Observability and FinOps: Distributed traces for every call; token and compute accounting; quality dashboards tied to customer KPIs; automated rollback triggers for regressions; and anomaly alerts for both behaviour drift and unexpected spend. This layer enables credible SLAs and accelerates incident resolution for your support organization.
A useful framing for engineering leadership: design agents the way SREs design services. Define contracts, instrument behaviour, set thresholds, and invest in fast rollback paths.
ROI Framing for B2B Sales and Customer Success
Replace vanity metrics in your sales narratives and QBR decks with business-relevant measures your buyers’ leadership teams care about.
Customer Experience: First contact resolution rates, handle-time reduction, deflection without churn, revenue uplift per conversation, and NPS deltas by customer segment.
Productivity: Cycle-time compression for high-volume workflows, reduction in cross-functional handoffs, backlog elimination, and work shifted from specialists to generalists without measurable quality loss.
Risk and Compliance: Faster incident response, policy adherence at scale, and avoidance of regulatory fines or breach costs.
Innovation Throughput: Time from product brief to in-market experiment, content or code shipped per engineering dollar, and percentage of A/B experiments reaching statistical significance at equal or lower unit cost.
CFOs evaluating your platform will also expect a credible total cost of ownership model. Value comes from redesigned workflows, not prompt refinements. McKinsey estimates that generative AI could add between $2.6 trillion and $4.4 trillion in annual economic value when applied across industries. Approximately 75% of this value emerges from four business functions: customer operations, marketing and sales, software engineering, and research and development.
Governance Without Slowing Product Delivery
Strong controls and high delivery velocity are not mutually exclusive. Standardise the following guardrails so product teams can move quickly within them:
Establish an AI review board that approves tool integrations and data scopes, not individual prompts, so governance scales with your product surface.
Maintain a model registry with approved use cases, documented failure modes, and defined cost envelopes per deployment context.
Require evaluation gates for quality, safety, and performance before production and on a defined cadence post-launch.
Log every tool call with full prompt-and-response metadata and enable rapid replay for incident investigation.
Align privacy, legal, and security stakeholders on reusable policies for data redaction, tenant segregation, and retention.
Build, Buy, and Partner Strategy
Build: Business logic, retrieval schemas grounded in your proprietary platform data, and agent behaviours that encode the unique policies and experiences that define your product’s value proposition.
Buy: Model hosting, vector search, observability tooling, document processing, and evaluation frameworks that accelerate time-to-value and reduce operational fragility.
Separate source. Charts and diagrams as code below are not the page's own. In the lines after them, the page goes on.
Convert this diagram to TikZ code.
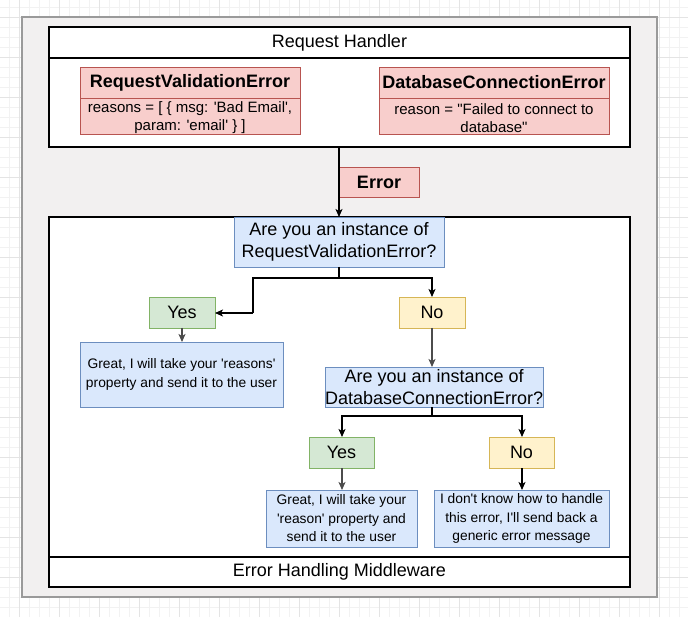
\documentclass[tikz,border=0pt]{standalone}
\usepackage{fontspec}
\setmainfont{Liberation Sans}[Ligatures=TeXOff]
\usetikzlibrary{arrows.meta}
\definecolor{redfill}{HTML}{F8CECC}\definecolor{redline}{HTML}{B85450}
\definecolor{bluefill}{HTML}{DAE8FC}\definecolor{blueline}{HTML}{6C8EBF}
\definecolor{greenfill}{HTML}{D5E8D4}\definecolor{greenline}{HTML}{82B366}
\definecolor{yelfill}{HTML}{FFF2CC}\definecolor{yelline}{HTML}{D6B656}
\definecolor{panelfill}{HTML}{F2F0F0}\definecolor{panelline}{HTML}{9A9A9A}
\definecolor{gridminor}{HTML}{F2F2F2}\definecolor{gridmajor}{HTML}{E4E4E4}
\tikzset{
  box/.style={draw, line width=1.2pt, inner sep=0pt, outer sep=0pt, anchor=north west},
  redbox/.style={box, draw=redline, fill=redfill, line width=0.9pt},
  bluebox/.style={box, draw=blueline, fill=bluefill, line width=0.9pt},
  greenbox/.style={box, draw=greenline, fill=greenfill, line width=0.9pt},
  yelbox/.style={box, draw=yelline, fill=yelfill, line width=0.9pt},
  big/.style={font=\fontsize{18}{21.6}\selectfont, align=center},
  bigb/.style={font=\bfseries\fontsize{18}{21.6}\selectfont, align=center},
  small/.style={font=\fontsize{15}{18}\selectfont, align=center},
  smaller/.style={font=\fontsize{13.8}{18.5}\selectfont, align=center},
  conn/.style={line width=1.1pt, -{Stealth[length=8pt,width=7pt,inset=2pt]}},
  gconn/.style={conn, draw=black!70},
  plain/.style={line width=1.1pt},
}
\begin{document}
\begin{tikzpicture}[x=1pt,y=-1pt]
\useasboundingbox (0,0) rectangle (688,617);
\fill[white] (0,0) rectangle (688,617);
% grid
\foreach \i in {-1,...,69} {\draw[gridminor, line width=0.6pt] (\i*10+9,0) -- (\i*10+9,617);}
\foreach \j in {0,...,62} {\draw[gridminor, line width=0.6pt] (0,\j*10+7) -- (688,\j*10+7);}
\foreach \i in {0,...,17} {\draw[gridmajor, line width=0.8pt] (\i*40+19,0) -- (\i*40+19,617);}
\foreach \j in {0,...,15} {\draw[gridmajor, line width=0.8pt] (0,\j*40+17) -- (688,\j*40+17);}
% outer panel
\node[box, draw=panelline, fill=panelfill, line width=2pt, minimum width=635pt, minimum height=580pt] (panel) at (22,17) {};
% request handler
\node[box, fill=white, minimum width=581pt, minimum height=120pt] (rh) at (49,27) {};
\node[box, minimum width=581pt, minimum height=31pt, big] (rht) at (49,27) {Request Handler};
% RequestValidationError
\node[redbox, minimum width=220pt, minimum height=67pt] (rve) at (80,67) {};
\node[redbox, minimum width=220pt, minimum height=31pt, bigb] (rveh) at (80,67) {RequestValidationError};
\node[small] (rvet) at (190,118) {reasons = [ \{ msg: 'Bad Email',\\ param: 'email' \} ]};
% DatabaseConnectionError
\node[redbox, minimum width=230pt, minimum height=67pt] (dce) at (379,67) {};
\node[redbox, minimum width=230pt, minimum height=31pt, bigb] (dceh) at (379,67) {DatabaseConnectionError};
\node[small] (dcet) at (494,118) {reason = "Failed to connect to\\ database"};
% middleware
\node[box, fill=white, minimum width=581pt, minimum height=370pt] (mw) at (49,217) {};
\node[box, minimum width=581pt, minimum height=30pt, big] (mwt) at (49,557) {Error Handling Middleware};
% error
\node[redbox, minimum width=80pt, minimum height=30pt, bigb] (err) at (339,167) {Error};
% Q1
\node[bluebox, minimum width=210pt, minimum height=50pt, big] (q1) at (234,217) {Are you an instance of\\RequestValidationError?};
\node[greenbox, minimum width=66pt, minimum height=31pt, big] (y1) at (149,297) {Yes};
\node[yelbox, minimum width=66pt, minimum height=31pt, big] (n1) at (399,297) {No};
\node[bluebox, minimum width=203pt, minimum height=65pt, smaller] (b1) at (80,342) {Great, I will take your 'reasons'\\property and send it to the user};
% Q2
\node[bluebox, minimum width=212pt, minimum height=40pt, big] (q2) at (325,367) {Are you an instance of\\DatabaseConnectionError?};
\node[greenbox, minimum width=65pt, minimum height=31pt, big] (y2) at (309,437) {Yes};
\node[yelbox, minimum width=65pt, minimum height=31pt, big] (n2) at (489,437) {No};
\node[bluebox, minimum width=151pt, minimum height=57pt, smaller] (b2) at (266,490) {Great, I will take your\\'reason' property and\\send it to the user};
\node[bluebox, minimum width=175pt, minimum height=57pt, smaller] (b3) at (434,490) {I don't know how to handle\\this error, I'll send back a\\generic error message};
% connectors
\coordinate (c1) at (339,278);
\coordinate (c2) at (253,278);
\coordinate (c3) at (253,313);
\coordinate (c4) at (432,278);
\coordinate (d1) at (432,416);
\coordinate (d2) at (342,416);
\coordinate (d3) at (522,416);
\draw[conn] (rh.south -| err.west) -- (q1.north -| err.west);
\draw[plain] (q1.south -| c1) -- (c1) -- (c2) -- (c3);
\draw[conn] (c3) -- (y1.east |- c3);
\draw[conn] (c2) -- (c4) -- (n1.north -| c4);
\draw[gconn] (y1.south) -- (b1.north -| y1.south);
\draw[gconn] (n1.south -| c4) -- (q2.north -| c4);
\draw[plain] (q2.south -| d1) -- (d1);
\draw[conn] (d1) -- (d2) -- (y2.north -| d2);
\draw[conn] (d1) -- (d3) -- (n2.north -| d3);
\draw[gconn] (y2.south -| d2) -- (b2.north -| d2);
\draw[conn] (n2.south -| d3) -- (b3.north -| d3);
\end{tikzpicture}
\end{document}
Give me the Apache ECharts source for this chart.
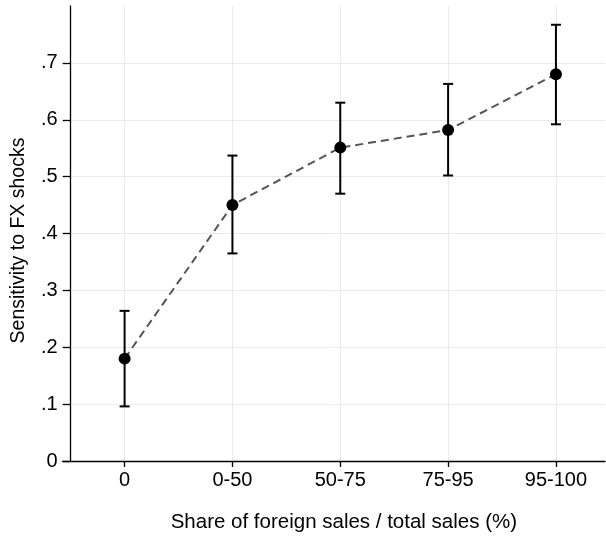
<!DOCTYPE html>
<html>
<head>
<meta charset="utf-8">
<script src="https://cdn.jsdelivr.net/npm/echarts@6/dist/echarts.min.js"></script>
<style>html,body{margin:0;padding:0;background:#fff}#c{width:606px;height:537px}</style>
</head>
<body>
<div id="c"></div>
<script>
var categories = ['0', '0-50', '50-75', '75-95', '95-100'];
var catPositions = [1, 2, 3, 4, 5];
var estimates = [0.180, 0.450, 0.551, 0.582, 0.680];
var ciLower = [0.096, 0.365, 0.470, 0.502, 0.592];
var ciUpper = [0.264, 0.537, 0.630, 0.663, 0.767];
var yTicks = [0, 0.1, 0.2, 0.3, 0.4, 0.5, 0.6, 0.7];

var chart = echarts.init(document.getElementById('c'));
var FONT = '"Liberation Sans", Arial, sans-serif';
var pts = catPositions.map(function (x, i) { return [x, estimates[i]]; });
var bars = catPositions.map(function (x, i) { return [x, ciLower[i], ciUpper[i]]; });

chart.setOption({
  animation: false,
  grid: { left: 62.7, right: 1, top: 6, bottom: 76, outerBoundsMode: 'none', containLabel: false },
  xAxis: {
    type: 'value',
    min: 0.426, max: 5.455,
    name: 'Share of foreign sales / total sales (%)',
    nameLocation: 'middle',
    nameGap: 51,
    nameTextStyle: { fontFamily: FONT, fontSize: 20.5, color: '#000', padding: [0, 0, 0, 20] },
    axisLine: { lineStyle: { color: '#000', width: 1.3 } },
    axisTick: { show: true, length: 6, lineStyle: { color: '#000', width: 1.3 }, customValues: catPositions },
    axisLabel: {
      fontFamily: FONT, fontSize: 20, color: '#000', margin: 9,
      customValues: catPositions,
      formatter: function (v) { return categories[Math.round(v) - 1] || ''; }
    },
    splitLine: { show: true, lineStyle: { color: '#eaeaea', width: 1 } }
  },
  yAxis: {
    type: 'value',
    min: 0, max: 0.8,
    offset: -8,
    name: 'Sensitivity to FX shocks',
    nameLocation: 'middle',
    nameGap: 42,
    nameTextStyle: { fontFamily: FONT, fontSize: 19.5, color: '#000', padding: [0, 14, 0, 0] },
    axisLine: { show: true, lineStyle: { color: '#000', width: 1.3 } },
    axisTick: { show: true, length: 8, lineStyle: { color: '#000', width: 1.3 }, customValues: yTicks },
    axisLabel: {
      fontFamily: FONT, fontSize: 20, color: '#000', margin: 13,
      customValues: yTicks,
      formatter: function (v) { if (Math.abs(v) < 1e-9) return '0'; return String(Math.round(v * 10) / 10).replace(/^0/, ''); }
    },
    splitLine: { show: true, lineStyle: { color: '#eaeaea', width: 1 } }
  },
  series: [
    {
      type: 'line', data: pts, symbol: 'none', z: 2,
      lineStyle: { color: '#555', width: 2, type: [8, 5] }
    },
    {
      type: 'custom', data: bars, z: 3,
      renderItem: function (params, api) {
        var x = api.value(0);
        var lo = api.coord([x, api.value(1)]);
        var hi = api.coord([x, api.value(2)]);
        var w = 5;
        var st = { stroke: '#000', lineWidth: 2 };
        return {
          type: 'group',
          children: [
            { type: 'line', shape: { x1: lo[0], y1: lo[1], x2: hi[0], y2: hi[1] }, style: st },
            { type: 'line', shape: { x1: lo[0] - w, y1: lo[1], x2: lo[0] + w, y2: lo[1] }, style: st },
            { type: 'line', shape: { x1: hi[0] - w, y1: hi[1], x2: hi[0] + w, y2: hi[1] }, style: st }
          ]
        };
      }
    },
    {
      type: 'scatter', data: pts, z: 4, symbol: 'circle', symbolSize: 12,
      itemStyle: { color: '#000', opacity: 1 }
    }
  ]
});
</script>
</body>
</html>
Partner: Open models and patterns adaptable for edge deployment, customer-specific privacy constraints, or cost-sensitive workloads. Design platform interfaces so models and tools can be swapped without requiring application rewrites. They will act as a level of protection against vendor concentration risk as capabilities and pricing continue to evolve rapidly.
Conclusion
AI agents are moving into the core architecture of B2B software platforms. As adoption grows, vendors must support them with the same operational foundations used for other critical services: clear ownership, evaluation pipelines, governance controls, and observability.
For product teams, the focus has shifted from experimentation to operationalization, ensuring that agent capabilities integrate cleanly into the platform and deliver measurable customer outcomes. Vendors that treat agents as managed platform components rather than standalone features will be better positioned to support enterprise-scale use cases as generative AI adoption continues to grow.